Un paio di foto si possono vedere sull’apposita pagina di Wikipedia in inglese, che è abbastanza avara di notizie per quanto riguarda la composizione a freddo.
Un filmato che spiega il funzionamento della Bertold Diatype si può vedere su Youtube. Il materiale inquadrato è conservato al museo Pavillon-Presse di Weimar. Da lontano, il disco sembra quasi un 45 giri di vinile. Però è di vetro, e in trasparenza si vede la forma delle lettere.
Per comporre servivano comunque due mani: una manovrava il manubrio, l’altra doveva girare una leva a sinistra, per passare ad esempio dalle maiuscole alle minuscole.
Il perché questo sistema è stato abbandonato in seguito è facile da capire: fino a quando non veniva sviluppata la pellicola impressionata dalla luce, non era possibile vedere che effetto faceva sulla pagina il testo, né se c’erano degli errori. Cosa che con i sistemi a caldo non succedeva, né avviene con i sistemi successivi (fino al nostro desktop publishing).
Una foto del Berthold Ads Phototypesetting System è visibile sul sito Forgotten Art Supplies. Si vedono un paio di apparecchi alti come una scrivania, e larghi un metro circa. Una tastiera, e due monitor. Uno per visualizzare il codice, l’altro il layout. Gli utenti commentano che quella era già una versione avanzata: inizialmente era previsto solo lo schermo col codice, il risultato finale non si poteva vedere fino al momento della stampa.

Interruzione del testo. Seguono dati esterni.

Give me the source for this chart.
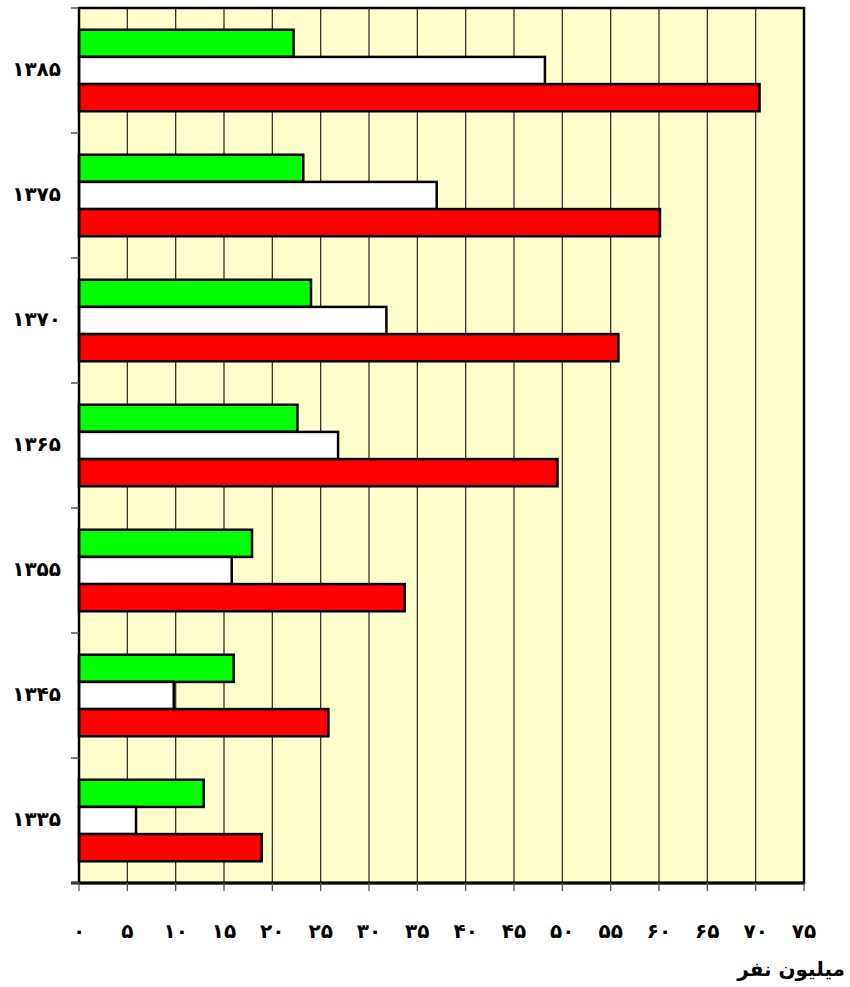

Uno degli utenti racconta che la stampante faceva un rumore che sembrava il meccanismo di una mitragliatrice, per scattare una foto di ogni carattere.
Ogni disco era un font diverso, ed era molto costoso: ci volevano migliaia di dollari per avere una famiglia di font.
Il sito Prepressure mostra foto d’epoca dei primi strumenti di fotocomposizione. La prima fotocompositrice Mergenthaler Vip (Variable Input Phototypesetter) era molto ingombrante e costava 20 mila dollari. Per inserire il testo c’era bisogno di un computer, spesso un Datapoint 2200, che memorizzava i dati su striscia di carta.
Una foto d’epoca del Berthold ADS in funzione si può vedere nella pagina dello stesso sito dedicata al 1977, insieme a un paio di foto del Compugraphic EditWriter 7500.
Del Fotosetter della Intertype abbiamo già parlato altrove: era un macchinario simile ad una linotype, con matrici dello stesso tipo, che si muovevano con lo stesso sistema. Solo che invece che essere ricoperte dalla colata di piombo, venivano attraversate da un raggio di luce dal lato largo, in cui c’era una finestrina aperta con la forma della lettera in trasparenza. Una volta composto il testo, le matrici passavano una dopo l’altra davanti alla fonte di luce, impressionando la carta fotografica.
Una pubblicità in tedesco di questo apparecchio è stata pubblicata dall’utente Winkelhaken, su Flickr, insieme a tantissimo altro materiale di interesse tipografico: specimen di caratteri di varie epoche, opuscoli, schede illustrative, pagine di manuali (in tedesco).